Contemporaneamente, chi richiede la grazia di guarigione della bestia ammalata, si premura di portare un po’ d'olio, da usarsi per la lampada che brucia per l'amore di Sant'Eligio.
Bisogna tenere presente che prima della recente diffusione del motore agricolo, trattori, trebbie ecc. ecc., un mulo, un cavallo o un semplice asinello rappresentava tutto per una famiglia rurale; l'equino serviva per tutti i lavori agricoli ed era alla base del benessere familiare. Difficile il possedere un animale del genere, privilegio che era riservato a pochi e più il sostituirlo in caso di morte o disgrazia. Nel dialetto siciliano, volendo parlare di un mulo o cavallo che racchiude le migliori qualità di forza, forme e giovinezza si dice: ' 'Lu vero Sant’Alò", un vero animale degno di Sant' Eligio.
Si racconta a Canicattì il prodigio avvenuto circa 60 anni addietro al “burgisi" (contadino abbiente) a nome Diego di Chiazza; il suo cavallo, per avere fatto una scorpacciata di "Gruppi di fave” (fave non separate dalla buccia secca) era stato preso da atroci dolori al ventre ed aveva tenuto in angoscia I 'intera famiglia composta dalla moglie e da tre figlie giovinette.
La morte dell'animale, che si presentava minacciosa, sarebbe stata fatale per tutti.
Con fede e speranza l'intera famiglia ricorre a Sant'Alò e mentre le donne provvedono per la lampada, il capo di casa riesce alle prime luci dell'alba a rialzare l’animale e portarlo presso le mura della Chiesa dove si venera il Santo.

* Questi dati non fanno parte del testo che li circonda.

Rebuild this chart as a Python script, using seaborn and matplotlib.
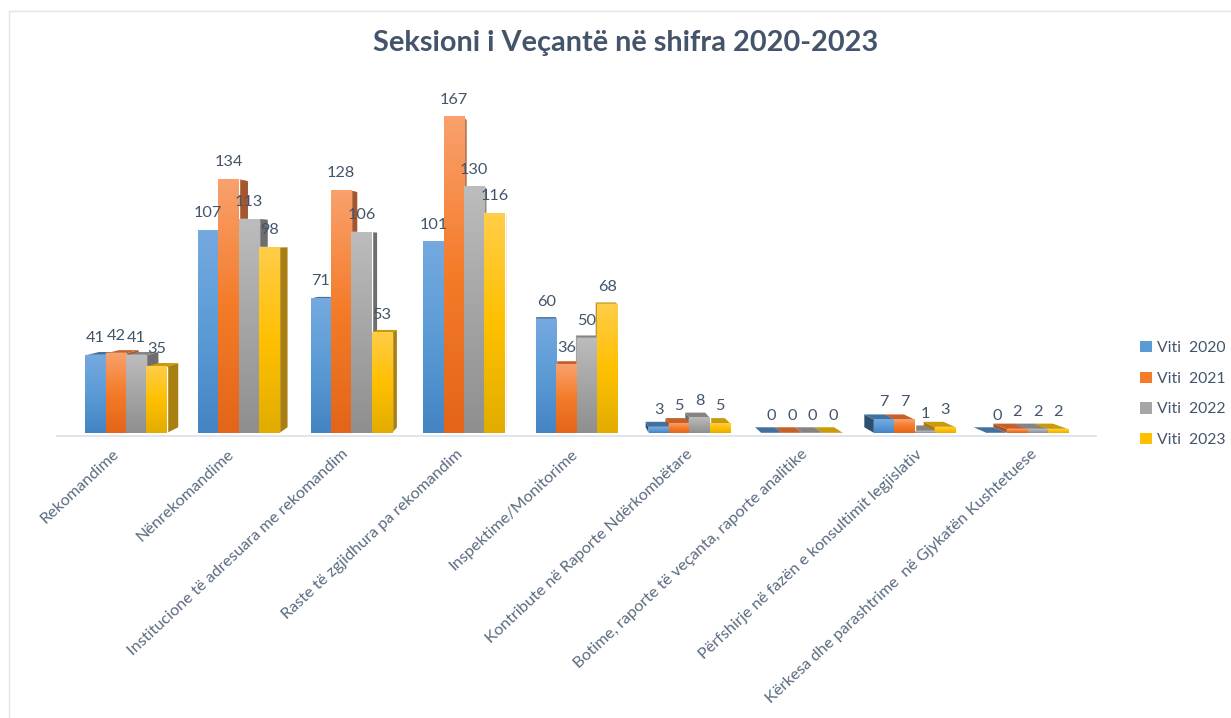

Si inizia il primo giro della piccola Cappella, giro che l'animale compie a fatica, ma il gonfiore del ventre diminuisce; il secondo e terzo giro son seguiti con ansia dal padrone e dai familiari: l'animale nitrisce e recupera le forze perdute.
Si grida al miracolo, e per la ricorrenza della festa di Sant'Eligio, la famiglia, grata e non privata del benessere, prepara una grande forma di pane che raffigura la testa di un cavallo, la quale, messa sopra una "buffetta" (tavola), difronte alla Chiesa, viene distribuita in piccole fette dal procuratore ai festeggiamenti "Zio Calogero Licalzi" al popolo, che inneggia e benedice il Taumaturgo, protettore degli equini, al servizio delle patriarcali e devote famiglie rurali di Sicilia.